Pas plus que la loi de finances, ce projet de collectif n’apporte de réponse sérieuse à la dérive de nos finances et à l’affaiblissement de notre économie.

En conséquence, je m’y opposerai.

Mme Valérie Pécresse, ministre. […] Le rapporteur général l’a rappelé, les salariés et les entreprises attendent cette réforme du financement de la protection sociale, dans le secteur de l’industrie, dans l’agriculture et dans tous les autres secteurs. À cet égard, je déplore la position exprimée par Daniel Garrigue et par M. Rodet.

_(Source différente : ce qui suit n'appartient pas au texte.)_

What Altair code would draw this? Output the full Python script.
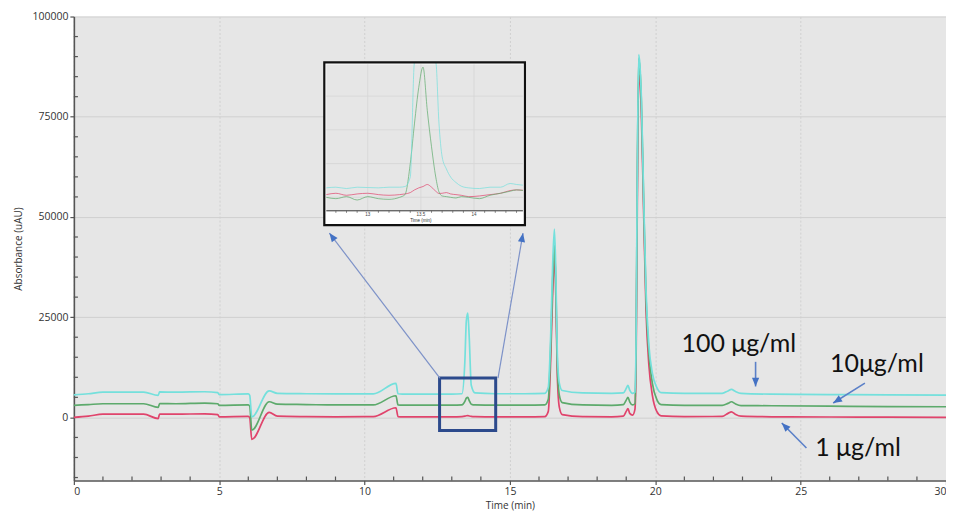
import altair as alt
import pandas as pd

# ---------------- main chromatogram data ----------------
time_min = [0, 0.5, 1.0, 2.4, 2.9, 2.95, 3.5, 4.5, 4.95, 5.0, 6.0, 6.05, 6.12, 6.72, 7.0,
            8, 9, 10.3, 11.08, 11.15, 11.3, 12, 13.0, 13.35, 13.45, 13.5, 13.55, 13.6,
            13.67, 13.8, 14.5, 15.5, 16.2, 16.32, 16.4, 16.47, 16.53, 16.58, 16.63, 16.7,
            16.8, 17.5, 18.5, 18.9, 19.0, 19.06, 19.12, 19.22, 19.3, 19.34, 19.38, 19.43,
            19.47, 19.52, 19.6, 19.68, 19.78, 19.9, 20.05, 20.2, 21, 22.3, 22.5, 22.62,
            22.75, 22.95, 24, 26, 28, 30]

abs_100 = [5600, 5900, 6300, 6300, 5500, 6350, 6300, 6400, 6200, 5700, 5850, 5500, 100, 6600, 6000,
           5900, 5850, 5850, 8500, 5900, 5800, 5800, 5800, 5900, 14000, 24000, 26000, 20000,
           8000, 6100, 5900, 5900, 6000, 7500, 20000, 38000, 47000, 36000, 16000, 8500,
           6700, 6100, 6000, 6100, 7200, 8000, 6800, 6000, 6300, 20000, 60000, 90500,
           88000, 80000, 55000, 32000, 18000, 11000, 7500, 6200, 6000, 6000, 6600, 7000,
           6500, 6000, 5800, 5700, 5600, 5550]

abs_10 = [3000, 3200, 3400, 3400, 2500, 3450, 3400, 3550, 3400, 3000, 3100, 2800, -3200, 3900, 3300,
          3200, 3100, 3100, 5400, 3100, 3050, 3050, 3050, 3100, 4000, 4800, 5000, 4200,
          3300, 3100, 3050, 3050, 3100, 4500, 17000, 34000, 43000, 33000, 13000, 5500,
          3700, 3100, 3000, 3200, 4300, 5000, 3900, 3100, 3400, 18000, 58000, 89500,
          87000, 79000, 54000, 30000, 16000, 8500, 4500, 3200, 3000, 3000, 3500, 3900,
          3400, 2950, 2900, 2800, 2700, 2650]

abs_1 = [0, 300, 800, 800, -300, 850, 800, 900, 700, 150, 250, -100, -5500, 1250, 300,
         200, 150, 200, 2400, 200, 150, 150, 150, 200, 300, 400, 450, 350,
         250, 200, 150, 150, 200, 1500, 14000, 31000, 40000, 30000, 10500, 2500,
         700, 200, 150, 300, 1500, 2200, 1000, 550, 2000, 14000, 52000, 85500,
         84000, 76000, 51000, 27000, 13000, 5500, 1500, 400, 200, 250, 1000, 1400,
         800, 300, 150, 100, 50, 0]

# ---------------- inset (zoom 12.6 - 14.46 min) ----------------
inset_time = [12.61, 12.7, 12.8, 12.9, 13.0, 13.1, 13.2, 13.3, 13.35, 13.4, 13.44, 13.48, 13.52,
              13.56, 13.6, 13.64, 13.67, 13.7, 13.74, 13.78, 13.83, 13.88, 13.95, 14.05, 14.15,
              14.25, 14.34, 14.4, 14.46]
inset_100 = [140, 150, 130, 150, 145, 140, 150, 150, 160, 300, 2800, 3500, 4000,
             3500, 3000, 2200, 1100, 600, 420, 300, 220, 165, 140, 130, 150,
             150, 205, 190, 180]
inset_10 = [0, -20, 10, -40, 10, -20, -30, 0, 40, 500, 1100, 1630, 1930,
            1290, 750, 300, 81, 20, 10, 0, -10, 10, 0, -20, 30,
            60, 90, 110, 100]
inset_1 = [40, 60, 30, 50, 60, 40, 30, 40, 50, 70, 110, 140, 160,
           190, 150, 90, 57, 60, 70, 50, 40, 30, 10, 20, 40,
           60, 100, 110, 106]

series_names = ["1 μg/ml", "10 μg/ml", "100 μg/ml"]
series_colors = ["#e0446c", "#5daa6c", "#74e0dc"]

x_ticks = [0, 5, 10, 15, 20, 25, 30]
y_ticks = [0, 25000, 50000, 75000, 100000]
x_minor = [t for t in range(1, 30) if t % 5 != 0]
y_minor = [v for v in range(-15000, 100000, 5000) if v % 25000 != 0]

# annotations
label_text = ["100 μg/ml", "10μg/ml", "1 μg/ml"]
label_t = [20.9, 26.01, 25.5]
label_v = [16250, 11270, -9630]

arrow_t0 = [23.45, 27.21, 25.20]
arrow_v0 = [13860, 8560, -7620]
arrow_t1 = [23.45, 26.12, 24.35]
arrow_v1 = [7720, 3580, -1390]
arrow_angle = [180, 238, 315]

conn_t0 = [12.59, 14.59]
conn_v0 = [9800, 9800]
conn_t1 = [8.79, 15.45]
conn_v1 = [45970, 45970]
conn_angle = [323, 10]

zoom_box = {"t": 12.58, "t2": 14.51, "v": 9810, "v2": -3240}

inset_x_labels = [13, 13.5, 14]
inset_x_text = ["13", "13.5", "14"]
inset_minor = [12.7, 12.8, 12.9, 13.1, 13.2, 13.3, 13.4, 13.6, 13.7, 13.8, 13.9, 14.1, 14.2, 14.3, 14.4]
inset_hgrid = [0, 500, 1000, 1500]

X_DOM = [0, 30]
Y_DOM = [-15750, 100000]
IN_X_DOM = [12.61, 14.46]
IN_Y_DOM = [-200, 1970]

# ---------------- main layers ----------------
x_enc = alt.X("t:Q", scale=alt.Scale(domain=X_DOM, nice=False, zero=False),
              axis=alt.Axis(values=x_ticks, title="Time (min)", format="d", grid=True,
                            gridDash=[2, 2], labelPadding=2, titlePadding=4))
y_enc = alt.Y("v:Q", scale=alt.Scale(domain=Y_DOM, nice=False, zero=False),
              axis=alt.Axis(values=y_ticks, title="Absorbance (uAU)", format="d", grid=True,
                            labelPadding=2, titlePadding=8))

layers = []

minor_x_df = pd.DataFrame({"t": x_minor, "v": [Y_DOM[0]] * len(x_minor),
                           "v2": [Y_DOM[0] + 1000] * len(x_minor)})
layers.append(alt.Chart(minor_x_df).mark_rule(color="#555555", strokeWidth=1.2).encode(
    x=x_enc, y=y_enc, y2="v2:Q"))
minor_y_df = pd.DataFrame({"t": [0.0] * len(y_minor), "t2": [0.14] * len(y_minor), "v": y_minor})
layers.append(alt.Chart(minor_y_df).mark_rule(color="#555555", strokeWidth=1.2).encode(
    x=x_enc, x2="t2:Q", y=y_enc))

for name, vals, col in zip(series_names, [abs_1, abs_10, abs_100], series_colors):
    df = pd.DataFrame({"t": time_min, "v": vals, "series": name})
    layers.append(alt.Chart(df).mark_line(color=col, strokeWidth=1.7, interpolate="monotone").encode(
        x=x_enc, y=y_enc))

box_df = pd.DataFrame([zoom_box])
layers.append(alt.Chart(box_df).mark_rect(fillOpacity=0, stroke="#2c4a8c", strokeWidth=3).encode(
    x=x_enc, x2="t2:Q", y=y_enc, y2="v2:Q"))

conn_df = pd.DataFrame({"t": conn_t0, "v": conn_v0, "t2": conn_t1, "v2": conn_v1, "ang": conn_angle})
layers.append(alt.Chart(conn_df).mark_rule(color="#7d92c8", strokeWidth=1.2).encode(
    x=x_enc, y=y_enc, x2="t2:Q", y2="v2:Q"))

arrow_df = pd.DataFrame({"t": arrow_t0, "v": arrow_v0, "t2": arrow_t1, "v2": arrow_v1, "ang": arrow_angle})
layers.append(alt.Chart(arrow_df).mark_rule(color="#5b80c8", strokeWidth=1.6).encode(
    x=x_enc, y=y_enc, x2="t2:Q", y2="v2:Q"))

head_shape = "M0,0L0.9,2.2L-0.9,2.2Z"
heads_df = pd.DataFrame({"t": arrow_t1 + conn_t1, "v": arrow_v1 + conn_v1,
                         "ang": arrow_angle + conn_angle})
layers.append(alt.Chart(heads_df).mark_point(shape=head_shape, filled=True, size=64, opacity=1,
                                             color="#4472c4").encode(
    x=x_enc, y=y_enc, angle=alt.Angle("ang:Q", scale=None)))

label_df = pd.DataFrame({"t": label_t, "v": label_v, "txt": label_text})
layers.append(alt.Chart(label_df).mark_text(font="Lato", fontSize=25, align="left",
                                            baseline="alphabetic", color="#111111").encode(
    x=x_enc, y=y_enc, text="txt:N"))

main = alt.layer(*layers)

# ---------------- inset layers ----------------
ix = alt.X("t:Q", scale=alt.Scale(domain=IN_X_DOM, range=[253, 450], nice=False, zero=False), axis=None)
iy = alt.Y("v:Q", scale=alt.Scale(domain=IN_Y_DOM, range=[194.7, 48], nice=False, zero=False), axis=None)

frame_df = pd.DataFrame([{"t": 12.591, "t2": 14.479, "v": -411, "v2": 2000}])
plotbg_df = pd.DataFrame([{"t": IN_X_DOM[0], "t2": IN_X_DOM[1], "v": IN_Y_DOM[0], "v2": IN_Y_DOM[1]}])

inset_layers = [
    alt.Chart(frame_df).mark_rect(fill="white").encode(x=ix, x2="t2:Q", y=iy, y2="v2:Q"),
    alt.Chart(plotbg_df).mark_rect(fill="#e6e6e6").encode(x=ix, x2="t2:Q", y=iy, y2="v2:Q"),
]
vg_df = pd.DataFrame({"t": inset_x_labels, "v": [IN_Y_DOM[0]] * 3, "v2": [IN_Y_DOM[1]] * 3})
inset_layers.append(alt.Chart(vg_df).mark_rule(color="#d6d6d6", strokeWidth=0.8).encode(
    x=ix, y=iy, y2="v2:Q"))
hg_df = pd.DataFrame({"t": [IN_X_DOM[0]] * 4, "t2": [IN_X_DOM[1]] * 4, "v": inset_hgrid})
inset_layers.append(alt.Chart(hg_df).mark_rule(color="#d6d6d6", strokeWidth=0.8).encode(
    x=ix, x2="t2:Q", y=iy))

for name, vals, col in zip(series_names, [inset_1, inset_10, inset_100], series_colors):
    df = pd.DataFrame({"t": inset_time, "v": vals, "series": name})
    ch = alt.Chart(df).transform_calculate(vc="min(datum.v, 2000)")
    inset_layers.append(ch.mark_line(color=col, strokeWidth=1.0, opacity=0.7,
                                     interpolate="monotone").encode(
        x=ix, y=alt.Y("vc:Q", scale=alt.Scale(domain=IN_Y_DOM, range=[194.7, 48], nice=False, zero=False),
                      axis=None)))

axis_df = pd.DataFrame([{"t": IN_X_DOM[0], "t2": IN_X_DOM[1], "v": IN_Y_DOM[0]}])
inset_layers.append(alt.Chart(axis_df).mark_rule(color="#333333", strokeWidth=1).encode(
    x=ix, x2="t2:Q", y=iy))
itick_df = pd.DataFrame({"t": inset_minor, "v": [IN_Y_DOM[0]] * len(inset_minor),
                         "v2": [IN_Y_DOM[0] - 30] * len(inset_minor)})
inset_layers.append(alt.Chart(itick_df).mark_rule(color="#555555", strokeWidth=0.7).encode(
    x=ix, y=iy, y2="v2:Q"))
ilab_df = pd.DataFrame({"t": inset_x_labels, "v": [-264] * 3, "txt": inset_x_text})
inset_layers.append(alt.Chart(ilab_df).mark_text(fontSize=4.5, color="#444444", baseline="middle").encode(
    x=ix, y=iy, text="txt:N"))
ititle_df = pd.DataFrame([{"t": 13.5, "v": -352, "txt": "Time (min)"}])
inset_layers.append(alt.Chart(ititle_df).mark_text(fontSize=4.5, color="#333333", baseline="middle").encode(
    x=ix, y=iy, text="txt:N"))
inset_layers.append(alt.Chart(frame_df).mark_rect(fillOpacity=0, stroke="#111111", strokeWidth=2.2).encode(
    x=ix, x2="t2:Q", y=iy, y2="v2:Q"))

inset = alt.layer(*inset_layers)

chart = alt.layer(main, inset).resolve_scale(x="independent", y="independent").properties(
    width=874, height=465,
    autosize=alt.AutoSizeParams(type="none"),
    padding={"left": 66, "top": 8, "right": 0, "bottom": 32},
    background="white",
).configure_view(fill="#e6e6e6", strokeWidth=0).configure_axis(
    labelFont="Open Sans", titleFont="Open Sans", labelFontSize=10.5, titleFontSize=10,
    titleFontWeight="normal", labelColor="#333333", titleColor="#333333",
    domainColor="#555555", domainWidth=1.6, tickColor="#555555", tickWidth=1.2, tickSize=4,
    gridColor="#d0d0d0", gridWidth=1,
)

chart.save("out.html", embed_options={"renderer": "svg", "actions": False})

La baisse des charges, c’est permettre aux entreprises de remporter des marchés, d’investir, de se développer, de recruter et, à terme, de redistribuer les fruits de leur croissance. C’est aussi favoriser la relocalisation d’entreprises, au contraire de certaines propositions que nous entendons en ce moment, lesquelles conduiraient à décourager l’investissement dans notre pays.